Normes de preuve et causalité dans l’évaluation et la gestion des risques

Les connaissances scientifiques ne sont que l’un des éléments qui influencent la prise de décision. En principe, l’évaluation des risques ne doit pas être influencée par des considérations liées à la gestion, mais les controverses démontrent qu’il existe une relation constante entre gestion et évaluation. Le débat tourne le plus souvent autour des normes de preuve, c’est-à-dire du niveau exigé et des types de preuves retenus.

L’adoption d’une norme de preuve plus ou moins stricte équivaut toujours à une tolérance accrue à l’égard de l’un des deux types fondamentaux d’erreur : faux positifs ou faux négatifs, pouvant conduire à une sur-réglementation ou une sous-réglementation, avec des effets sur la santé publique, l’environnement et l’innovation technologique.
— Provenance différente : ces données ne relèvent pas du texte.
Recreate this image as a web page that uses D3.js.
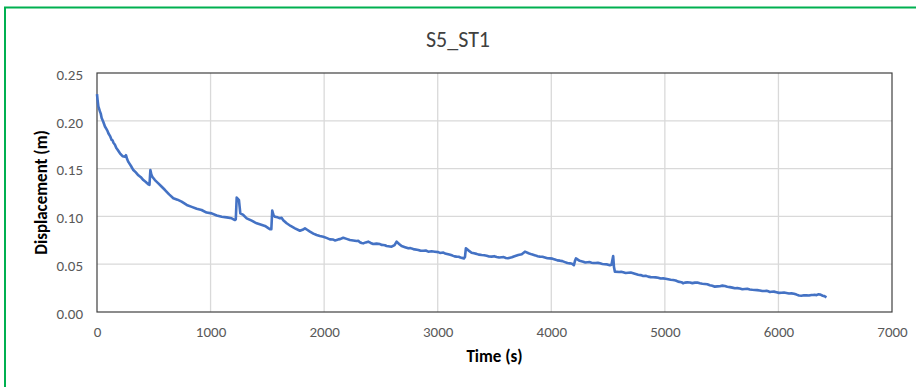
<!DOCTYPE html>
<html>
<head>
<meta charset="utf-8">
<script src="https://cdn.jsdelivr.net/npm/d3@7"></script>
<style>
  html, body { margin: 0; padding: 0; background: #fff; }
  svg { display: block; }
  text { font-family: Carlito, Calibri, "Liberation Sans Narrow", "Open Sans", sans-serif; }
</style>
</head>
<body>
<svg id="chart" width="916" height="387"></svg>
<script>
// Displacement record for test S5_ST1
const chartTitle = "S5_ST1";
const xTicks = [0, 1000, 2000, 3000, 4000, 5000, 6000, 7000];
const yTicks = [0, 0.05, 0.10, 0.15, 0.20, 0.25];

// main readings
const timeSec = [
  0, 5, 12, 25, 41, 55, 70, 85, 100, 115, 129, 145, 158, 180, 202, 225, 246, 255, 265, 276,
  298, 320, 342, 364, 386, 408, 430, 452, 462, 470, 478, 487, 510, 540, 570, 599, 635, 672, 708, 745,
  790, 834, 878, 921, 965, 1010, 1054, 1098, 1142, 1186, 1215, 1222, 1230, 1250, 1256, 1262, 1288, 1318, 1362, 1406,
  1440, 1479, 1505, 1523, 1535, 1543, 1555, 1567, 1590, 1611, 1625, 1640, 1670, 1705, 1743, 1787, 1810, 1831, 1850, 1875,
  1905, 1934, 1962, 1992, 2020, 2051, 2080, 2110, 2140, 2168, 2198, 2227, 2256, 2286, 2315, 2344, 2366, 2388, 2410, 2432,
  2461, 2491, 2520, 2550, 2594, 2620, 2638, 2660, 2682, 2712, 2741, 2785, 2829, 2873, 2917, 2946, 2975, 3005, 3034, 3064,
  3093, 3130, 3166, 3200, 3231, 3240, 3248, 3270, 3298, 3342, 3387, 3431, 3475, 3519, 3563, 3600, 3636, 3670, 3709, 3740,
  3768, 3800, 3827, 3860, 3900, 3944, 3988, 4032, 4076, 4120, 4164, 4199, 4210, 4217, 4250, 4281, 4318, 4355, 4390, 4428,
  4470, 4516, 4530, 4545, 4552, 4560, 4597, 4633, 4677, 4721, 4765, 4809, 4853, 4897, 4941, 4985, 5029, 5073, 5117, 5146,
  5176, 5220, 5264, 5308, 5352, 5396, 5440, 5484, 5528, 5572, 5616, 5660, 5704, 5748, 5792, 5836, 5880, 5910, 5939, 5983,
  6027, 6071, 6115, 6159, 6203, 6247, 6291, 6320, 6350, 6390, 6423
];
const displacement = [
  0.228, 0.222, 0.215, 0.210, 0.203, 0.199, 0.194, 0.191, 0.187, 0.184, 0.180, 0.177, 0.175, 0.170, 0.166, 0.163, 0.1625, 0.164, 0.160, 0.157,
  0.153, 0.1485, 0.146, 0.143, 0.141, 0.138, 0.136, 0.1335, 0.133, 0.1485, 0.144, 0.1415, 0.138, 0.1346, 0.131, 0.1276, 0.123, 0.119, 0.1175, 0.1154,
  0.112, 0.110, 0.108, 0.1067, 0.104, 0.1032, 0.101, 0.0997, 0.099, 0.098, 0.0962, 0.097, 0.1196, 0.117, 0.110, 0.1032, 0.1015, 0.098, 0.0955, 0.0928,
  0.0915, 0.090, 0.088, 0.0865, 0.0865, 0.106, 0.101, 0.0997, 0.099, 0.098, 0.0985, 0.096, 0.0928, 0.090, 0.0875, 0.085, 0.086, 0.0875, 0.086, 0.084,
  0.082, 0.0805, 0.0795, 0.0788, 0.0775, 0.076, 0.0758, 0.0753, 0.0762, 0.0777, 0.0765, 0.0753, 0.0748, 0.0743, 0.0730, 0.0718, 0.0728, 0.0736, 0.0722, 0.0711,
  0.0715, 0.0711, 0.070, 0.069, 0.0683, 0.0700, 0.0736, 0.0712, 0.069, 0.0678, 0.0666, 0.0658, 0.0649, 0.0640, 0.0631, 0.0635, 0.0631, 0.0626, 0.062, 0.0612,
  0.0603, 0.059, 0.0579, 0.0570, 0.0561, 0.0575, 0.0666, 0.0645, 0.062, 0.0608, 0.0596, 0.0588, 0.0579, 0.0576, 0.0572, 0.0565, 0.0568, 0.0580, 0.0596, 0.0605,
  0.0631, 0.0615, 0.0603, 0.0592, 0.0579, 0.0570, 0.0561, 0.0550, 0.0537, 0.0522, 0.0509, 0.049, 0.0540, 0.0561, 0.0535, 0.0526, 0.0521, 0.0516, 0.0512, 0.0509,
  0.0500, 0.049, 0.0495, 0.0586, 0.0470, 0.0422, 0.0418, 0.0415, 0.0410, 0.0405, 0.0390, 0.0377, 0.0370, 0.0363, 0.0358, 0.0352, 0.0343, 0.0335, 0.0318, 0.0312,
  0.0307, 0.0309, 0.0307, 0.0300, 0.0293, 0.0280, 0.0265, 0.0270, 0.0272, 0.0260, 0.0248, 0.0245, 0.0240, 0.0235, 0.0230, 0.0225, 0.0220, 0.0216, 0.0212, 0.0207,
  0.0202, 0.0198, 0.0195, 0.0182, 0.0170, 0.0174, 0.0178, 0.0180, 0.0185, 0.0170, 0.0154
];

// finer readings of the sensor jitter between the main readings
const timeSecFine = [
  33, 92, 137, 170, 2095, 2125, 2300, 2330, 2505, 2535, 2760, 2850, 2895, 3020, 3050, 3110, 3148, 3185,
  3320, 3365, 3410, 3453, 3497, 3541, 3582, 3618, 3653, 3880, 3922, 3966, 4010, 4054, 4098, 4142, 4182,
  4300, 4336, 4372, 4410, 4450, 4492, 4615, 4655, 4700, 4743, 4787, 4831, 4875, 4919, 4963, 5007, 5051, 5095,
  5160, 5198, 5242, 5286, 5330, 5374, 5418, 5462, 5506, 5550, 5594, 5638, 5682, 5726, 5770, 5814, 5858, 5895,
  5925, 5961, 6005, 6049, 6093, 6137, 6181, 6225, 6269, 6305, 6335, 6370, 6405
];
const displacementFine = [
  0.2075, 0.1895, 0.1795, 0.1715, 0.0748, 0.0760, 0.0745, 0.0722, 0.0702, 0.0698, 0.0668, 0.0640, 0.0643, 0.0618, 0.0622, 0.0598, 0.0582, 0.0578,
  0.0614, 0.0600, 0.0594, 0.0580, 0.0584, 0.0570, 0.0574, 0.0562, 0.0572, 0.0583, 0.0578, 0.0562, 0.0558, 0.0540, 0.0532, 0.0512, 0.0505,
  0.0518, 0.0522, 0.0512, 0.0514, 0.0502, 0.0498, 0.0420, 0.0408, 0.0412, 0.0398, 0.0386, 0.0378, 0.0365, 0.0362, 0.0350, 0.0348, 0.0338, 0.0330,
  0.0300, 0.0310, 0.0302, 0.0308, 0.0296, 0.0290, 0.0275, 0.0268, 0.0276, 0.0264, 0.0255, 0.0250, 0.0238, 0.0242, 0.0232, 0.0229, 0.0220, 0.0222,
  0.0210, 0.0213, 0.0200, 0.0203, 0.0193, 0.0190, 0.0172, 0.0175, 0.0172, 0.0178, 0.0176, 0.0182, 0.0166
];

const points = timeSec.map((t, i) => ({ t, v: displacement[i] }))
  .concat(timeSecFine.map((t, i) => ({ t, v: displacementFine[i] })))
  .sort((a, b) => a.t - b.t);

const svg = d3.select("#chart");
const plot = { left: 97, right: 892, top: 73, bottom: 312 };
const font = 'Carlito, Calibri, "Liberation Sans Narrow", "Open Sans", sans-serif';

const x = d3.scaleLinear().domain([0, 7000]).range([plot.left, plot.right]);
const y = d3.scaleLinear().domain([0, 0.25]).range([plot.bottom, plot.top]);

// chart frame
svg.append("rect")
  .attr("x", 5).attr("y", 7.5)
  .attr("width", 930).attr("height", 400)
  .attr("fill", "#fff")
  .attr("stroke", "#00b050").attr("stroke-width", 2);

// title
svg.append("text")
  .attr("x", 458).attr("y", 47)
  .attr("text-anchor", "middle")
  .attr("font-size", 22)
  .attr("fill", "#404040")
  .text(chartTitle);

// gridlines
const grid = svg.append("g").attr("stroke", "#d9d9d9").attr("stroke-width", 1.3);
grid.selectAll(".gx").data(xTicks.slice(1, -1)).join("line")
  .attr("x1", d => x(d)).attr("x2", d => x(d))
  .attr("y1", plot.top).attr("y2", plot.bottom);
grid.selectAll(".gy").data(yTicks.slice(1, -1)).join("line")
  .attr("x1", plot.left).attr("x2", plot.right)
  .attr("y1", d => y(d)).attr("y2", d => y(d));

// axes (labels only, no tick marks)
const xAxis = svg.append("g")
  .attr("transform", `translate(0,${plot.bottom})`)
  .call(d3.axisBottom(x).tickValues(xTicks).tickSize(0).tickPadding(14).tickFormat(d3.format("d")));
const yAxis = svg.append("g")
  .attr("transform", `translate(${plot.left},0)`)
  .call(d3.axisLeft(y).tickValues(yTicks).tickSize(0).tickPadding(14).tickFormat(d3.format(".2f")));
[xAxis, yAxis].forEach(g => {
  g.select(".domain").remove();
  g.selectAll("text").attr("fill", "#595959").attr("font-size", 15).style("font-family", font);
});
yAxis.selectAll("text").attr("dy", "0.42em");

// plot border
svg.append("rect")
  .attr("x", plot.left).attr("y", plot.top)
  .attr("width", plot.right - plot.left).attr("height", plot.bottom - plot.top)
  .attr("fill", "none").attr("stroke", "#404040").attr("stroke-width", 1.2);

// series
const line = d3.line().x(d => x(d.t)).y(d => y(d.v));
svg.append("path")
  .datum(points)
  .attr("d", line)
  .attr("fill", "none")
  .attr("stroke", "#4472c4")
  .attr("stroke-width", 2.6)
  .attr("stroke-linejoin", "round");

// axis titles
svg.append("text")
  .attr("x", (plot.left + plot.right) / 2).attr("y", 362)
  .attr("text-anchor", "middle")
  .attr("font-size", 17).attr("font-weight", "bold").attr("fill", "#000")
  .text("Time (s)");
svg.append("text")
  .attr("transform", `translate(47,${(plot.top + plot.bottom) / 2}) rotate(-90)`)
  .attr("text-anchor", "middle")
  .attr("font-size", 17).attr("font-weight", "bold").attr("fill", "#000")
  .text("Displacement (m)");
</script>
</body>
</html>
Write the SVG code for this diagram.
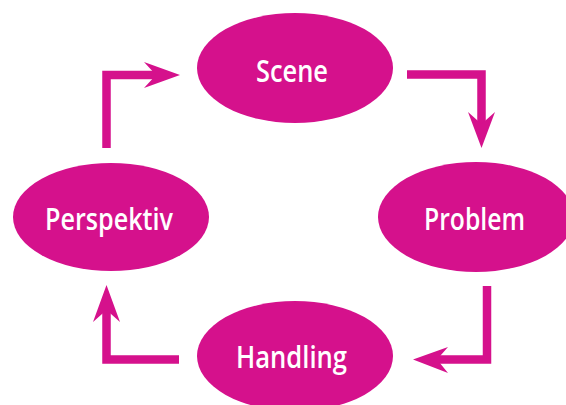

Certaines normes de preuve penchent vers un monisme méthodologique : les preuves issues d’un seul type d’approche scientifique sont considérées comme nécessaires et suffisantes pour la prise de décision (de la preuve épidémiologique, longtemps exigée, à la caractérisation des propriétés chimiques considérée par certains comme suffisante pour interdire toute molécule jugée potentiellement dangereuse). Cette position vise à déterminer les liens de causalité sans recourir aux jugements d’experts toujours entachés d’une certaine subjectivité.

D’autres normes privilégient le pluralisme méthodologique. C’est l’approche qu’Austin Bradford Hill avait proposée dès 1965 en listant neufs arguments pour l’inférence causale [1], dont aucun ne garantit la causalité et aucun n’est comme une condition sine qua non. Ce type d’approche nécessite un jugement d’experts chargés de déterminer « le poids de la preuve ».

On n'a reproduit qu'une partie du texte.